>>>

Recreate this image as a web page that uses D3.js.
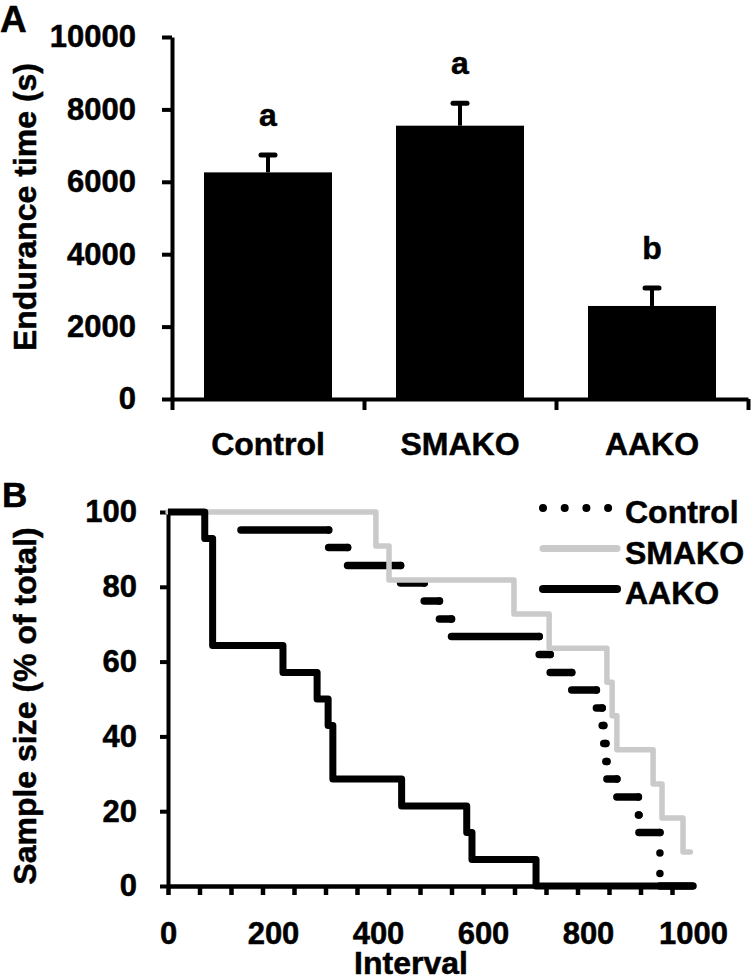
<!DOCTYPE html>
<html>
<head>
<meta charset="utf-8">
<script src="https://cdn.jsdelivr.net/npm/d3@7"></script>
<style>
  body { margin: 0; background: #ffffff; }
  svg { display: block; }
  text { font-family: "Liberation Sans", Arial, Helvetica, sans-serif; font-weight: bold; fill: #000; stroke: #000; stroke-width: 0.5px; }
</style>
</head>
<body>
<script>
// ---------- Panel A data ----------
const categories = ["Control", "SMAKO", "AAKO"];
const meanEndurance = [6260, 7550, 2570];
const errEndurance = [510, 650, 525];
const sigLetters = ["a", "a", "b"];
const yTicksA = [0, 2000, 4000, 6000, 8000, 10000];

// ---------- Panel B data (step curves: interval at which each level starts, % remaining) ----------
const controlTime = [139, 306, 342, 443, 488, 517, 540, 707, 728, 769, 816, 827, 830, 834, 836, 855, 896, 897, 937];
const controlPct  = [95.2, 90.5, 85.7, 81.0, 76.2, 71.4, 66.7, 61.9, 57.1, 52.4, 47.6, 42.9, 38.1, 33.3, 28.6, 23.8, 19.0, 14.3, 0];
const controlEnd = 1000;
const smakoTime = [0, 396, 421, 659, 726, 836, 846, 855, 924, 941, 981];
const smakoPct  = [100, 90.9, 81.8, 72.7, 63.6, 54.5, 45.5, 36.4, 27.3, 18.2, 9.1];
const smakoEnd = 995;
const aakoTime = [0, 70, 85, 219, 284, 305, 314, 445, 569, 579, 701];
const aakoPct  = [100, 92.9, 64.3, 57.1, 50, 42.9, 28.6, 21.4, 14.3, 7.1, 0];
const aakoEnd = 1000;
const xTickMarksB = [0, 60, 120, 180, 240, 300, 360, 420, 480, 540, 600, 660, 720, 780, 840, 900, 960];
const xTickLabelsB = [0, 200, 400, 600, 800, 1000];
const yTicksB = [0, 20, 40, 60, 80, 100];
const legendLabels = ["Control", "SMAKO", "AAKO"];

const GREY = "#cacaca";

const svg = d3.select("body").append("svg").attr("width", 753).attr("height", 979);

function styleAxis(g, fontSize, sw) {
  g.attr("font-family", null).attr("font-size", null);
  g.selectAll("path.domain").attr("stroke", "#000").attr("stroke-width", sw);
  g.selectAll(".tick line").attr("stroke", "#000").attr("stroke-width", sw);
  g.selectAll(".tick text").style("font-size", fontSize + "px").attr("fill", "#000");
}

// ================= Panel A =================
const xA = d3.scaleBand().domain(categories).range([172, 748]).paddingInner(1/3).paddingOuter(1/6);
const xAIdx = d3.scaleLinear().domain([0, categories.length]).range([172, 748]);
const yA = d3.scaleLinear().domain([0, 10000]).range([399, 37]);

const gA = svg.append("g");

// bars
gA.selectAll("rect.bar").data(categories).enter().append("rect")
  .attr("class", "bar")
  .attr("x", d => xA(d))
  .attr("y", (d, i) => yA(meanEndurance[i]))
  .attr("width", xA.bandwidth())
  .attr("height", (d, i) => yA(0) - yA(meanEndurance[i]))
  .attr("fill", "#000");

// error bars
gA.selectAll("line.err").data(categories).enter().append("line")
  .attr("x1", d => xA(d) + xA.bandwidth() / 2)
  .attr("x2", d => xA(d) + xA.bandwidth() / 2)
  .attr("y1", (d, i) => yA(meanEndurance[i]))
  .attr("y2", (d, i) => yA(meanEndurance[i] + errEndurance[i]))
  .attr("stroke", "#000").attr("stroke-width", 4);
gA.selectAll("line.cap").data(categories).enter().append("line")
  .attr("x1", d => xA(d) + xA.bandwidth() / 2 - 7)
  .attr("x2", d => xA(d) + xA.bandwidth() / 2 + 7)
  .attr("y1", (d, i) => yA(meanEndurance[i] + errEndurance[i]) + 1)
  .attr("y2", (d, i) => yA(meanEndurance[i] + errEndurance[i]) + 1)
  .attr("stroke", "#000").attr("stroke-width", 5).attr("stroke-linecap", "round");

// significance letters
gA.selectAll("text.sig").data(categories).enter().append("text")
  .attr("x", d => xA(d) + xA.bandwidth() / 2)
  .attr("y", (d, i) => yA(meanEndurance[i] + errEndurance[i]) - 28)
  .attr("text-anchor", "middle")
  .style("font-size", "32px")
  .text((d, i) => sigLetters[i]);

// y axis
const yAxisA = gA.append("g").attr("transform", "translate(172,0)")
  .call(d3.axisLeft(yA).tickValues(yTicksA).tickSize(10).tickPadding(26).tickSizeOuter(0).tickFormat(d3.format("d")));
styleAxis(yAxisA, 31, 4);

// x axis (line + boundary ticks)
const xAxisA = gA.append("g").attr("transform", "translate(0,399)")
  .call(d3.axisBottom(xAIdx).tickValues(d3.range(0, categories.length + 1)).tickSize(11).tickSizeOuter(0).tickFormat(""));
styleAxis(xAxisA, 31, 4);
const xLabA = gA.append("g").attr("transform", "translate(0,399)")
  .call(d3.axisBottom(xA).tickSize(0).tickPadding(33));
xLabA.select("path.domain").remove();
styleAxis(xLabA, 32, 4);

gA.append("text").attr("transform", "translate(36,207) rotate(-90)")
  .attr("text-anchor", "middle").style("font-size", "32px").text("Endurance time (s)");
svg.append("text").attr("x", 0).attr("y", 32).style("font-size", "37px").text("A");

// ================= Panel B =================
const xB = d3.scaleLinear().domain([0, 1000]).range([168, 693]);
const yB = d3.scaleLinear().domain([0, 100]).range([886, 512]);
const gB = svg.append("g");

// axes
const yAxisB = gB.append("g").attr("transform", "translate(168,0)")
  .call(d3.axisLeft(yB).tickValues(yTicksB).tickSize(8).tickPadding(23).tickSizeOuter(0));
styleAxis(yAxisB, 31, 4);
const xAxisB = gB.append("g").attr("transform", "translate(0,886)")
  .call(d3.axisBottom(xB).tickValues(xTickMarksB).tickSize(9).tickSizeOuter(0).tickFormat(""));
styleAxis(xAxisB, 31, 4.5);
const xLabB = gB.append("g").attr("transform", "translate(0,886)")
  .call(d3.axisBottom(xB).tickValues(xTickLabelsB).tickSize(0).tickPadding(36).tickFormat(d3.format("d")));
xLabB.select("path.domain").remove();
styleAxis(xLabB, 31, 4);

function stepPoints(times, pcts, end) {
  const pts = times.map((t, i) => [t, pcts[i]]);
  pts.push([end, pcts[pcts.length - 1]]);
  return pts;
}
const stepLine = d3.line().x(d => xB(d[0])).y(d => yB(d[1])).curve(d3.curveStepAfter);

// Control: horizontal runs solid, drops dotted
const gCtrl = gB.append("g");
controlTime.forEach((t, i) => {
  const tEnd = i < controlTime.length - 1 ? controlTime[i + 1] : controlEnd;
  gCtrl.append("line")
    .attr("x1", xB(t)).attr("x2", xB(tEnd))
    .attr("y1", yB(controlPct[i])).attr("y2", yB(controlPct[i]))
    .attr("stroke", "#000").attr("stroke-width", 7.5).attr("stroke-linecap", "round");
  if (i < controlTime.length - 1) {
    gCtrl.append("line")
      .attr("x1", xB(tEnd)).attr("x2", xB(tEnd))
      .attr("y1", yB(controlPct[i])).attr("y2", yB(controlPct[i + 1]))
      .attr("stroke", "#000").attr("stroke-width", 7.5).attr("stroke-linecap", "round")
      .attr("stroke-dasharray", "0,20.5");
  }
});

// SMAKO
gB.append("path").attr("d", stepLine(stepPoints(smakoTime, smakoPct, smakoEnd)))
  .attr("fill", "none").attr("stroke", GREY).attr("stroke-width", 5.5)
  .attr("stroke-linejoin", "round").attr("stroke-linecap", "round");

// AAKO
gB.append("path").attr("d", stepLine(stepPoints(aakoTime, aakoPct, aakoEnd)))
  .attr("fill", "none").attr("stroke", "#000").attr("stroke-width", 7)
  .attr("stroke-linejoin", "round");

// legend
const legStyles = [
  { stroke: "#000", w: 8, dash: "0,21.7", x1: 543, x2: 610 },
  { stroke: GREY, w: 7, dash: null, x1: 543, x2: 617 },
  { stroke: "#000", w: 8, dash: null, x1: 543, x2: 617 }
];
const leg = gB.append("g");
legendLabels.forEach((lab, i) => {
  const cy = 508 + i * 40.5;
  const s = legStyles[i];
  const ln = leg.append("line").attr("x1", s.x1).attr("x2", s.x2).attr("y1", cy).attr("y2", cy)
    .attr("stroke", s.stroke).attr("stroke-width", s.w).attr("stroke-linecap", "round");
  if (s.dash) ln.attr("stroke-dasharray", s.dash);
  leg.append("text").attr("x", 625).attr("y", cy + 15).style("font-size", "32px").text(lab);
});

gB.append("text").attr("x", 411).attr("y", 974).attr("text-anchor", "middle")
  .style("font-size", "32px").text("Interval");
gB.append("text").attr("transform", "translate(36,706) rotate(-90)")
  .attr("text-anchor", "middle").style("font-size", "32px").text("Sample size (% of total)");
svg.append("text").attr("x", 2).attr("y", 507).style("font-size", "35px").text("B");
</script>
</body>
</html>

<<<

Begin at the first line of the material and copy each line exactly through the one containing "const yTicksA = [0, 2000, 4000, 6000, 8000, 10000];". Omit pictures.

◆ Solved exercise
Recreate this image as a web page that uses D3.js.
<!DOCTYPE html>
<html>
<head>
<meta charset="utf-8">
<script src="https://cdn.jsdelivr.net/npm/d3@7"></script>
<style>
  body { margin: 0; background: #ffffff; }
  svg { display: block; }
  text { font-family: "Liberation Sans", Arial, Helvetica, sans-serif; font-weight: bold; fill: #000; stroke: #000; stroke-width: 0.5px; }
</style>
</head>
<body>
<script>
// ---------- Panel A data ----------
const categories = ["Control", "SMAKO", "AAKO"];
const meanEndurance = [6260, 7550, 2570];
const errEndurance = [510, 650, 525];
const sigLetters = ["a", "a", "b"];
const yTicksA = [0, 2000, 4000, 6000, 8000, 10000];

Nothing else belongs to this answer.